▶ _Dataset section_:
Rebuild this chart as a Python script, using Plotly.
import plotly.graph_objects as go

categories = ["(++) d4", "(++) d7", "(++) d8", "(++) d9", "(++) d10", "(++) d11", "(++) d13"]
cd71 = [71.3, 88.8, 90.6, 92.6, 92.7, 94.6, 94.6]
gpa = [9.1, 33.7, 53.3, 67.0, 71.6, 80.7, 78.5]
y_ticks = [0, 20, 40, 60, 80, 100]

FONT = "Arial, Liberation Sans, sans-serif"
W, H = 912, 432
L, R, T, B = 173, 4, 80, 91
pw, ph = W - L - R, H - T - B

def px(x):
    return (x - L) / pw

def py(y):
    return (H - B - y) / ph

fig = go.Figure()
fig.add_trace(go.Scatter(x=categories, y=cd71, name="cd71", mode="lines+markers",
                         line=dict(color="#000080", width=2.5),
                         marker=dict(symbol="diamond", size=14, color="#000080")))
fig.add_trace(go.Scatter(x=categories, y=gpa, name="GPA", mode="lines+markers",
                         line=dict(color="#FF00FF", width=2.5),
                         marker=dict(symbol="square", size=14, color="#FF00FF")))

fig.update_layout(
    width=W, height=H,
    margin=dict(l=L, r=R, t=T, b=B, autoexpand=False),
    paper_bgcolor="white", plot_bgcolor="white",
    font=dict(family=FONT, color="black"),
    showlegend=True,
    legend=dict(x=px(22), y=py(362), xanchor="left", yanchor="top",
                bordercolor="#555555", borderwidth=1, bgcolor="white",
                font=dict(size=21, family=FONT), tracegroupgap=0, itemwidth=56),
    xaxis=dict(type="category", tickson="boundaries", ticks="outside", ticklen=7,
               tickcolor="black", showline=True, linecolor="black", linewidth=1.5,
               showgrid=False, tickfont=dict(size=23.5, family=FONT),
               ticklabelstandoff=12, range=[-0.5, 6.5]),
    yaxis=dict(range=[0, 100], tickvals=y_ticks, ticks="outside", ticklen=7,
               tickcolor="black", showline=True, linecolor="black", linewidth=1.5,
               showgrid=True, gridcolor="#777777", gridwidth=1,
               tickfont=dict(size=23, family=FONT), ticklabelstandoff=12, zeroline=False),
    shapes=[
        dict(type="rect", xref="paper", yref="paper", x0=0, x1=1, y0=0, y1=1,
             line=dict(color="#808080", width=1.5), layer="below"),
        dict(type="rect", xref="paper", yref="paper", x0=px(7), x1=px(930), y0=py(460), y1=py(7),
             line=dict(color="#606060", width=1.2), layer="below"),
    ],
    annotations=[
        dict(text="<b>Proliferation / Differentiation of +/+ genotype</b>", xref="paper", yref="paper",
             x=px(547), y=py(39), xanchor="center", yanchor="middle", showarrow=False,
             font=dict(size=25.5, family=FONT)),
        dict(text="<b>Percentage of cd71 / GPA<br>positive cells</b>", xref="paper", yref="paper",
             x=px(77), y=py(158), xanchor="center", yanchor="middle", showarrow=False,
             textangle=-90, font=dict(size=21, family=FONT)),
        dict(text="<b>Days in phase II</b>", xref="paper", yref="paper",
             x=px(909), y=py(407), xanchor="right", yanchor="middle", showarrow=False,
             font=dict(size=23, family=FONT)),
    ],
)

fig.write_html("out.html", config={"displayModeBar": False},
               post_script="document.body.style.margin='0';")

▶ _Do this_:
Write the listing out again, exactly as it reads.

▶ _Reply_:
Rebuild this chart as a Python script, using Plotly.
import plotly.graph_objects as go

categories = ["(++) d4", "(++) d7", "(++) d8", "(++) d9", "(++) d10", "(++) d11", "(++) d13"]
cd71 = [71.3, 88.8, 90.6, 92.6, 92.7, 94.6, 94.6]
gpa = [9.1, 33.7, 53.3, 67.0, 71.6, 80.7, 78.5]
y_ticks = [0, 20, 40, 60, 80, 100]

FONT = "Arial, Liberation Sans, sans-serif"
W, H = 912, 432
L, R, T, B = 173, 4, 80, 91
pw, ph = W - L - R, H - T - B

def px(x):
    return (x - L) / pw

def py(y):
    return (H - B - y) / ph

fig = go.Figure()
fig.add_trace(go.Scatter(x=categories, y=cd71, name="cd71", mode="lines+markers",
                         line=dict(color="#000080", width=2.5),
                         marker=dict(symbol="diamond", size=14, color="#000080")))
fig.add_trace(go.Scatter(x=categories, y=gpa, name="GPA", mode="lines+markers",
                         line=dict(color="#FF00FF", width=2.5),
                         marker=dict(symbol="square", size=14, color="#FF00FF")))

fig.update_layout(
    width=W, height=H,
    margin=dict(l=L, r=R, t=T, b=B, autoexpand=False),
    paper_bgcolor="white", plot_bgcolor="white",
    font=dict(family=FONT, color="black"),
    showlegend=True,
    legend=dict(x=px(22), y=py(362), xanchor="left", yanchor="top",
                bordercolor="#555555", borderwidth=1, bgcolor="white",
                font=dict(size=21, family=FONT), tracegroupgap=0, itemwidth=56),
    xaxis=dict(type="category", tickson="boundaries", ticks="outside", ticklen=7,
               tickcolor="black", showline=True, linecolor="black", linewidth=1.5,
               showgrid=False, tickfont=dict(size=23.5, family=FONT),
               ticklabelstandoff=12, range=[-0.5, 6.5]),
    yaxis=dict(range=[0, 100], tickvals=y_ticks, ticks="outside", ticklen=7,
               tickcolor="black", showline=True, linecolor="black", linewidth=1.5,
               showgrid=True, gridcolor="#777777", gridwidth=1,
               tickfont=dict(size=23, family=FONT), ticklabelstandoff=12, zeroline=False),
    shapes=[
        dict(type="rect", xref="paper", yref="paper", x0=0, x1=1, y0=0, y1=1,
             line=dict(color="#808080", width=1.5), layer="below"),
        dict(type="rect", xref="paper", yref="paper", x0=px(7), x1=px(930), y0=py(460), y1=py(7),
             line=dict(color="#606060", width=1.2), layer="below"),
    ],
    annotations=[
        dict(text="<b>Proliferation / Differentiation of +/+ genotype</b>", xref="paper", yref="paper",
             x=px(547), y=py(39), xanchor="center", yanchor="middle", showarrow=False,
             font=dict(size=25.5, family=FONT)),
        dict(text="<b>Percentage of cd71 / GPA<br>positive cells</b>", xref="paper", yref="paper",
             x=px(77), y=py(158), xanchor="center", yanchor="middle", showarrow=False,
             textangle=-90, font=dict(size=21, family=FONT)),
        dict(text="<b>Days in phase II</b>", xref="paper", yref="paper",
             x=px(909), y=py(407), xanchor="right", yanchor="middle", showarrow=False,
             font=dict(size=23, family=FONT)),
    ],
)

fig.write_html("out.html", config={"displayModeBar": False},
               post_script="document.body.style.margin='0';")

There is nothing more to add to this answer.